Robert Abele of the Los Angeles Times identifies two disarming motifs expressed in the film: "a thirst for knowledge and a belief that there's so much more to learn about what makes us and our world", and "The collegial awe that accompanies a proud nerd's introduction to another's elaborate measuring machines".

The film review site "100 Films in a Year", says:

In this documentary, nine scientists working on some of the hardest problems across all fields (the "most unknowns") meet each other... It not only touches on the basics of what the unknowns they're investigating are, but also how they go about investigating or discovering these things — the day-to-day realities of actually "doing" Science. Alongside that, it reveals the scientific mindset; what motivates them. The nine individuals are very different people working on very different problems in very different fields, but the film draws out the similarities in their natures that drive them to explore the unknown... Plus, as a film, it's beautifully shot. A lot of this science is taking place in extreme locations, which bring with them a beauty and wonder of their own.
— Richard Nelson

Movie Nations reviewer Roger Moore writes, "The Most Unknown mashes up scientists from widely divergent fields for intellectual, scientific, social and even comic effect... They talk of how no one genius making a breakthrough alters human knowledge, but of scientific scholarship, building on tradition, earlier proofs, a wall of What We Know built one brick at a time." Moore also says the film "...humanizes a class of people being demonized in America's virulent outbreak of Know-Nothingism. These are smart, funny and charming worker bees with limits to their knowledge, just like the rest of us... this class of open-minded thinkers should be celebrated, emulated and above all else, funded."

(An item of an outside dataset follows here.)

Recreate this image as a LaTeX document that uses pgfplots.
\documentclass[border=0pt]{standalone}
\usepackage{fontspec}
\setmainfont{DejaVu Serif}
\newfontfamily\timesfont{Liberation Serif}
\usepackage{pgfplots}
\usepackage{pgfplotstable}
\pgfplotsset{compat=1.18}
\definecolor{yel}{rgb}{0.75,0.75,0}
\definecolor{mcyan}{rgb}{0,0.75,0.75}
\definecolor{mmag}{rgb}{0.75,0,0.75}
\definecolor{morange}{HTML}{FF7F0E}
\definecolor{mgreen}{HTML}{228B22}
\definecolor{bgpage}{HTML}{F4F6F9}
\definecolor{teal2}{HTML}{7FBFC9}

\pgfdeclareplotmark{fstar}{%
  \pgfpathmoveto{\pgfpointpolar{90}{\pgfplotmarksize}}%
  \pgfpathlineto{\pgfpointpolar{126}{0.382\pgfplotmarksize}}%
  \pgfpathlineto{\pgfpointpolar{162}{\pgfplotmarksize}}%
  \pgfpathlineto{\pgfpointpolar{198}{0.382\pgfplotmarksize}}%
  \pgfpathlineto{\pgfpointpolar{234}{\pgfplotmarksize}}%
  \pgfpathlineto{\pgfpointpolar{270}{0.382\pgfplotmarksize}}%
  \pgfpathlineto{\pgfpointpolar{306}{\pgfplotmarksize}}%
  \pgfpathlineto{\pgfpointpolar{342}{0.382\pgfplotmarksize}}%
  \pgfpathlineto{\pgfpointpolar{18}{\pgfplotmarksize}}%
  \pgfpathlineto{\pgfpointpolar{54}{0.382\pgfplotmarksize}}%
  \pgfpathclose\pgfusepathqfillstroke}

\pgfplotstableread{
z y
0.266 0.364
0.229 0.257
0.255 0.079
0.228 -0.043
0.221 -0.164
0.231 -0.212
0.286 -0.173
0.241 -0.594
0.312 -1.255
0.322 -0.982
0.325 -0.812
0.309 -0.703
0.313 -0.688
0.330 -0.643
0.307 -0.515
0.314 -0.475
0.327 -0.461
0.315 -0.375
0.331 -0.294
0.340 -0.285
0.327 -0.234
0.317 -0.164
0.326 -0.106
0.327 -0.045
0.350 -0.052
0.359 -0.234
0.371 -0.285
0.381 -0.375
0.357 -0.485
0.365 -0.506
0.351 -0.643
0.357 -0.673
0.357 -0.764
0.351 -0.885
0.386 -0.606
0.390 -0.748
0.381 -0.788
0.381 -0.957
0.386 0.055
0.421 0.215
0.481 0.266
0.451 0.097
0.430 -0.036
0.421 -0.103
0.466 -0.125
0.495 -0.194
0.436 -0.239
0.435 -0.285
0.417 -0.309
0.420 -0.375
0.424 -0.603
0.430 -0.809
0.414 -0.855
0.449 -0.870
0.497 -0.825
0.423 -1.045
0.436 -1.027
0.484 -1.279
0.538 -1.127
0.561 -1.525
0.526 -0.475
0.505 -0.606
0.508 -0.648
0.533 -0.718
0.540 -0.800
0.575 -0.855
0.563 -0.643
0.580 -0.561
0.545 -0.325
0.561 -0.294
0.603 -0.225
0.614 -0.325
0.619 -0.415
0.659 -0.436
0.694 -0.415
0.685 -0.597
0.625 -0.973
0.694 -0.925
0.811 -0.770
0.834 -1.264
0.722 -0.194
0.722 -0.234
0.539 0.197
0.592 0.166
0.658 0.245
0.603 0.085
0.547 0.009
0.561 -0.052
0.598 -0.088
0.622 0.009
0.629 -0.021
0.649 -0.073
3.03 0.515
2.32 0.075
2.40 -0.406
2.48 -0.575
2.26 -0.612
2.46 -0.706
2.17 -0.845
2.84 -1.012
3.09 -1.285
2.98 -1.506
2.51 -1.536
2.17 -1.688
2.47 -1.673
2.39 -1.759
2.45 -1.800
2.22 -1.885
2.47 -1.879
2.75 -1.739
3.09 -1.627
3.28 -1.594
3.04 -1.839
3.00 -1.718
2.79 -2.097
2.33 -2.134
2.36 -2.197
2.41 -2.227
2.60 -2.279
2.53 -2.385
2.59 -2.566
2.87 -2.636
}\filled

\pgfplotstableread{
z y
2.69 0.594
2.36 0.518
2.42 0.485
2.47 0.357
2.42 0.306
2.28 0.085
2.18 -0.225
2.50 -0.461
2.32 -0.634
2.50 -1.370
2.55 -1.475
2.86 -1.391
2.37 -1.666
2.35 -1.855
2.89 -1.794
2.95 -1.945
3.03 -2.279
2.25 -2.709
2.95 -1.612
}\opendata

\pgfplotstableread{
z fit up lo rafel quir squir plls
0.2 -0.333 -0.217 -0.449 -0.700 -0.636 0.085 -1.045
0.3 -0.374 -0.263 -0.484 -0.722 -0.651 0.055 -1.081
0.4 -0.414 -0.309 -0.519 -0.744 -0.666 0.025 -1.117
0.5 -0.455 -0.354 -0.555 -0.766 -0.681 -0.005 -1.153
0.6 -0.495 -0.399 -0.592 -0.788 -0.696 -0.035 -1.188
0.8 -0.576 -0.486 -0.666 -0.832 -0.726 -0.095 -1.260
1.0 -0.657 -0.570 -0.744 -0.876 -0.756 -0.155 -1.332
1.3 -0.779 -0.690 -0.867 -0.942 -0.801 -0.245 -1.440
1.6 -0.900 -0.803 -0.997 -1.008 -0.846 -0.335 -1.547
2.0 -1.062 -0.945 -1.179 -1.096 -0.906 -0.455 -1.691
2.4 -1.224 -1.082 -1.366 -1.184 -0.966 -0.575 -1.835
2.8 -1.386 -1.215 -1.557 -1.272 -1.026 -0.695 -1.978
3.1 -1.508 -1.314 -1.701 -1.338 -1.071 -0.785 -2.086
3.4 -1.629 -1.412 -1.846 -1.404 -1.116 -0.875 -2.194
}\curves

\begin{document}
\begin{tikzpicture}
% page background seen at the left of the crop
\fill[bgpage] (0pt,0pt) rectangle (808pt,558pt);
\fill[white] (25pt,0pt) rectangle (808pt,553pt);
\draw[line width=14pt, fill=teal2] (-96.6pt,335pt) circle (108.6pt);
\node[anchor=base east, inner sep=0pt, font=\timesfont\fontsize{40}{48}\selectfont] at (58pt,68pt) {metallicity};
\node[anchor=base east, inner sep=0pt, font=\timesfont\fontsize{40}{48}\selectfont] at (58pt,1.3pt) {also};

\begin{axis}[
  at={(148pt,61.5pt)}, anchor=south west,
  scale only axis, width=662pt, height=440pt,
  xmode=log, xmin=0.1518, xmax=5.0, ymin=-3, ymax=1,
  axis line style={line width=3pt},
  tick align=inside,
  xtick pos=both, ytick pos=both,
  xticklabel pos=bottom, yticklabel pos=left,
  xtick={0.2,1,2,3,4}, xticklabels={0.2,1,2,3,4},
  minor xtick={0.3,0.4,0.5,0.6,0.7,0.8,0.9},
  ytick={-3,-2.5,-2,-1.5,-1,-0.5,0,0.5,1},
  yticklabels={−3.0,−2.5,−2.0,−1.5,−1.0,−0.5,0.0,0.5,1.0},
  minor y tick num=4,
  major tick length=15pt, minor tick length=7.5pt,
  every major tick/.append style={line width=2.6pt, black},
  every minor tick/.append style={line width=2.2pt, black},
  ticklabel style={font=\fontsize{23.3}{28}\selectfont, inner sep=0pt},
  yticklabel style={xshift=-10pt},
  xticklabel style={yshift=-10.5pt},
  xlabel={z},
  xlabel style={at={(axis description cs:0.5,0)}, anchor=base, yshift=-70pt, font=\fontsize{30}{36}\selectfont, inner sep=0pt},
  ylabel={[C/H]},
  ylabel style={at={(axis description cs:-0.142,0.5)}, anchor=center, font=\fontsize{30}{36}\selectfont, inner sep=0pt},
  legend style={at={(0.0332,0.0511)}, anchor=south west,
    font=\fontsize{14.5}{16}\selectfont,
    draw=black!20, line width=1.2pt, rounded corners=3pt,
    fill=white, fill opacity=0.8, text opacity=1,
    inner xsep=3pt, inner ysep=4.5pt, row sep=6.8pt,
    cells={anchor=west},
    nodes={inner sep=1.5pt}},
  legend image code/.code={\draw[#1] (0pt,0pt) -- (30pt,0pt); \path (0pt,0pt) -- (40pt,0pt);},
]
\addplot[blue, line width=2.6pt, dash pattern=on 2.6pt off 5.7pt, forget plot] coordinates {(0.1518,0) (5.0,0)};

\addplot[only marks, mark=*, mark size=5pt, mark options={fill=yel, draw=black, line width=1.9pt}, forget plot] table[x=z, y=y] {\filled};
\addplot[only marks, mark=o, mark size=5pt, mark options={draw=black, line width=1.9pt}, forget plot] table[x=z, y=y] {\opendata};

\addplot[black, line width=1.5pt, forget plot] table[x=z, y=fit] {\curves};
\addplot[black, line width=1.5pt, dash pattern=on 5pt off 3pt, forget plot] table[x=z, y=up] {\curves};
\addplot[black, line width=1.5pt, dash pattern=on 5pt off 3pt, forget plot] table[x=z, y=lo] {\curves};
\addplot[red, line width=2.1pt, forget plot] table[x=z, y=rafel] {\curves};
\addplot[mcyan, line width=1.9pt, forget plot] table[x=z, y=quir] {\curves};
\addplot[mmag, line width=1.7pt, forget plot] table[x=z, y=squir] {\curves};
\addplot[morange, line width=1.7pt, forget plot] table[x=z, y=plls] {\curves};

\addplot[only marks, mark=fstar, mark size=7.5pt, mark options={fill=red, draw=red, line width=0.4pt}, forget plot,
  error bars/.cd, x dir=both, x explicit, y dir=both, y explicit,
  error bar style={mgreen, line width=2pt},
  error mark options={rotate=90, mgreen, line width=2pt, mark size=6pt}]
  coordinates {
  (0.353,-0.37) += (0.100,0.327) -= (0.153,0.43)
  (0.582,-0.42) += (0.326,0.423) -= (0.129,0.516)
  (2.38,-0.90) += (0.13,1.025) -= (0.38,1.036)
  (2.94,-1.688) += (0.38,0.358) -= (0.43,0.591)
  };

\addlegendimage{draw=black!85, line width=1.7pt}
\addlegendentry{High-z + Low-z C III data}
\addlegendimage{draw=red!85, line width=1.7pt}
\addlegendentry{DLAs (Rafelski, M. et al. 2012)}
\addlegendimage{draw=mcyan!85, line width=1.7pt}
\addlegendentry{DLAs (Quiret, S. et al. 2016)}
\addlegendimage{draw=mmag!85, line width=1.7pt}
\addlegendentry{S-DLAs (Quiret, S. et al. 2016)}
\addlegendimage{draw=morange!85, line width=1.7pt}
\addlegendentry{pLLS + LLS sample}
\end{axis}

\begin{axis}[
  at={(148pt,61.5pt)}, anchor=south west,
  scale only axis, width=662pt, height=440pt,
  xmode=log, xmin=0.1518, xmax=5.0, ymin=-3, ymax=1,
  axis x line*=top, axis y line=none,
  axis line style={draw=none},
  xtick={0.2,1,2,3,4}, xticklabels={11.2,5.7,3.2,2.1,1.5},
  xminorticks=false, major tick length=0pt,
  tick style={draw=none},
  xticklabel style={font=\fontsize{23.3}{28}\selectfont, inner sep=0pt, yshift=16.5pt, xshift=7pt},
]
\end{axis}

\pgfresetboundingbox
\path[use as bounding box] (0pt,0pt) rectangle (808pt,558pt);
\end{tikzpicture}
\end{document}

Indira Arriago of Anchorage Express writes, "The interactions between the scientists are eye-opening for them and for the viewers and reminds one of the importance of curiosity as integral to living a meaningful life." Arriago also says, "If there are a couple of shortfalls, they are, one, the film is too short and not deep enough, but 88 minutes only go so far; and two, it doesn't explore the precipice on which science meets poetry, and while it addresses the explorations into 'how' things work and the interrelationships, it falls shy of exploring 'why' things are."

That analysis is echoed by other reviews. The Hollywood Reporter says although the film "seeks intellectual common ground between researchers in a slew of scientific fields", it "goes in rather the opposite direction: diving into the mysteries of the cosmos, but finding itself stuck in the shallow end of the pool".

Similarly, Anupam Kant Verma of Firstpost.com writes, "The Most Unknown, Netflix's latest documentary, is a scientific adventure that never really launches into infinity and beyond... while it occasionally provides glimpses of the possibilities that keep emerging before the human race, perhaps bogged down by its short runtime and format, it fails to elicit the sense of wonder that keeps our mouths open." Verma says the film "traipses across the razor's edge of understanding, too little for those with an interest in the subjects and sometimes way too much jargon for those unaware of the disciplines... the massive amounts of information that needs to be condensed to sustain the narrative often strips it of its wonderment."

Verma writes of the scientists, "Their awareness of the boundlessness that confronts them is staggering. It is only matched by their firm belief in the resilience of the human spirit to explore new worlds. A deep sense of optimism underpins the film."